I liked Suck's piece on the death of Princess Di and the intense -- and morbid -- public fascination that surrounds it. Well, I liked the piece as far as I could understand it, which is pretty touch-and-go at times.
I called Linda last night and we talked about the logline for my movie that I had sent her. She asked me, "Why didn't you just say that in class?"
If I knew that...
I know why, of course. I'm afraid that it sounds stupid, it sounds lame, it sounds like a movie no one would ever want to see. I am afraid of other people's judgements of my work. As somebody once put it, I have a theistic model of the world: there is a God, and He is judging. This is a real bummer for an atheist, I'll have you know, but once the Catholic Church gets her cold fingers around your heart I guess there's no letting go.
She said, "I printed out your logline and you are going to read it in next week's class."
I said I was going to call Len today -- that was in fact the plan for yesterday but I called Linda instead -- and I would tell her what he said after we talked.

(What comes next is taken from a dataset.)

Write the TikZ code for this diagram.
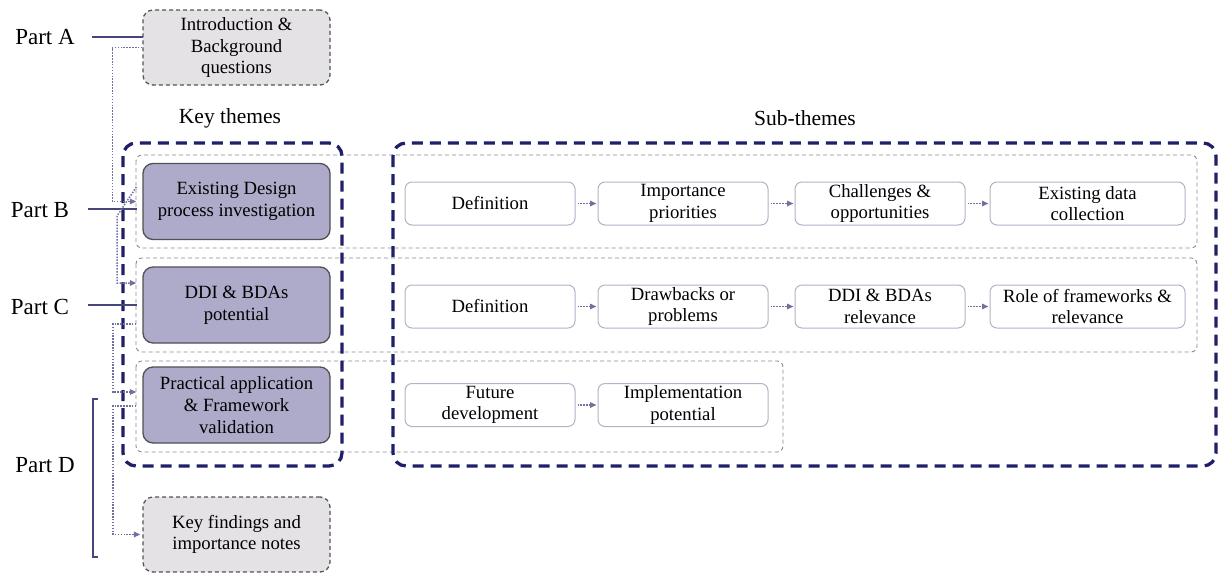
\documentclass[tikz,border=0pt]{standalone}
\usepackage{fontspec}
\setmainfont{Liberation Serif}
\usetikzlibrary{arrows.meta}
\definecolor{navy}{RGB}{32,32,105}
\definecolor{partline}{RGB}{70,70,125}
\definecolor{keyfill}{RGB}{174,170,202}
\definecolor{keyborder}{RGB}{80,80,85}
\definecolor{greyfill}{RGB}{228,226,229}
\definecolor{greyborder}{RGB}{85,85,90}
\definecolor{subborder}{RGB}{180,178,198}
\definecolor{dotcol}{RGB}{115,112,160}
\definecolor{framecol}{RGB}{140,140,145}
\begin{document}
\begin{tikzpicture}[x=1pt,y=-1pt,
  font=\fontsize{18.7}{21.7}\selectfont,
  keybox/.style={draw=keyborder, fill=keyfill, line width=1.3pt, rounded corners=10pt,
    minimum width=187pt, minimum height=76pt, align=center, inner sep=2pt},
  greybox/.style={draw=greyborder, fill=greyfill, line width=1.3pt, dash pattern=on 4pt off 3pt,
    rounded corners=10pt, minimum width=187pt, minimum height=75pt, align=center, inner sep=2pt},
  subbox/.style={draw=subborder, fill=white, line width=1pt, rounded corners=7pt,
    minimum width=170pt, minimum height=43pt, align=center, inner sep=1pt},
  frame/.style={draw=framecol, line width=0.9pt, dash pattern=on 4pt off 3pt, rounded corners=6pt},
  navybox/.style={draw=navy, line width=3.3pt, dash pattern=on 11pt off 7pt, rounded corners=13pt},
  dotc/.style={draw=dotcol, line width=1.5pt, dash pattern=on 1.5pt off 1.4pt,
    -{Triangle[length=6.5pt,width=5.5pt,fill=dotcol]}},
  partl/.style={draw=partline, line width=1.4pt},
  lbl/.style={inner sep=0pt, font=\fontsize{23}{27}\selectfont},
  head/.style={inner sep=0pt, font=\fontsize{21.5}{25}\selectfont}
]
\useasboundingbox (0,0) rectangle (1219,574);

% row frames
\draw[frame] (136,155) rectangle (1197,248);
\draw[frame] (136,258) rectangle (1197,352);
\draw[frame] (136,361) rectangle (783,452);

% large navy boxes
\draw[navybox] (123,143) rectangle (342,466);
\draw[navybox] (393,143) rectangle (1216,466);

% headings
\node[head] (kt) at (230,118) {Key themes};
\node[head] (st) at (805,118) {Sub-themes};

% key theme nodes
\node[greybox] (intro) at (236.5,47.5) {Introduction \&\\Background\\questions};
\node[keybox] (exist) at (236.5,201.5) {Existing Design\\process investigation};
\node[keybox] (ddi) at (236.5,305) {DDI \& BDAs\\potential};
\node[keybox] (prac) at (236.5,405) {Practical application\\\& Framework\\validation};
\node[greybox] (kf) at (236.5,534.5) {Key findings and\\importance notes};

% part labels
\node[lbl] (pa) at (45,37) {Part A};
\node[lbl] (pb) at (40,210) {Part B};
\node[lbl] (pc) at (40,307) {Part C};
\node[lbl] (pd) at (45,465) {Part D};

\draw[partl] (pa.east -| 92,0) -- (143,37);
\draw[partl] (88,209) -- (137,209);
\draw[partl] (88,305) -- (137,305);
\coordinate (dtop) at (93,399);
\coordinate (dbot) at (93,557);
\draw[partl, line width=1.2pt] ([xshift=5pt]dtop) -- (dtop) -- (dbot) -- ([xshift=5pt]dbot);

% dotted flow connectors on the left
\draw[dotc] (intro.west) -- ++(-30,0) |- ([xshift=-6pt]exist.west);
\draw[dotc] ([xshift=-6pt,yshift=14.5pt]exist.west) -- (117,216) |- ([xshift=-6pt,yshift=22pt]ddi.west);
\draw[dotc] ([xshift=-6pt,yshift=-19pt]ddi.west) -- (113,324) |- ([xshift=-6pt,yshift=13pt]prac.west);
\draw[dotc] ([xshift=-6pt,yshift=-1pt]prac.west) -- (113,406) |- ([xshift=-2pt]kf.west);

% sub-theme rows
\node[subbox] (d1) at (490,203.5) {Definition};
\node[subbox] (ip) at (683,203.5) {Importance\\priorities};
\node[subbox] (co) at (880,203.5) {Challenges \&\\opportunities};
\node[subbox, minimum width=195pt] (ed) at (1087.5,203.5) {Existing data\\collection};

\node[subbox] (d2) at (490,306.5) {Definition};
\node[subbox] (dp) at (683,306.5) {Drawbacks or\\problems};
\node[subbox] (dr) at (880,306.5) {DDI \& BDAs\\relevance};
\node[subbox, minimum width=195pt] (rf) at (1087.5,306.5) {Role of frameworks \&\\relevance};

\node[subbox] (fd) at (490,405) {Future\\development};
\node[subbox] (imp) at (683,405) {Implementation\\potential};

\foreach \a/\b in {d1/ip, ip/co, co/ed, d2/dp, dp/dr, dr/rf, fd/imp}
  \draw[dotc, shorten <=2pt, shorten >=1pt] (\a) -- (\b);
\end{tikzpicture}
\end{document}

We also discussed Linda's movie (which will be great stuff, if for no other reason that to ruin a couple of our closely held beliefs about the nature of slavery in Colonial America) and then the movies of others in the class.
She also told me about something she'd run across at her internship at a production company. Something that made me very, very angry. Every year USC sends out the Script List, which is (we had thought) a list of the graduating graduate students' thesis scripts: loglines and titles. This is a list that gets looked at, so you want to be on it.
Linda got the list from the company and discovered that not only were the graduate students' scripts on it, but the graduating seniors' scripts and a script from someone who works in the Screenwriting department office.
Oh gee, why don't we just ask everyone walking by on the street to put their loglines on this? (But not the first-year graduate students' scripts, even though we all had to have one.)
Along with the list was a letter from John Furia, head of the Screenwriting department (and the undergraduate Filmic Writing program is his baby, which explains quite a lot), in which he says that age or program is no indicator of the quality of the script.
What a guy.
I remain convinced that he's trying to kill the graduate program and only cares about the undergraduates. It pisses me off. And for all he keeps his door open, I don't think he listens.
Lies, Damn Lies, and Statistics
Yesterday I wrote out the beat sheet for my movie and had to keep telling myself that every idea looks like crap at this stage. As Len put it, you're playing with your shit in public.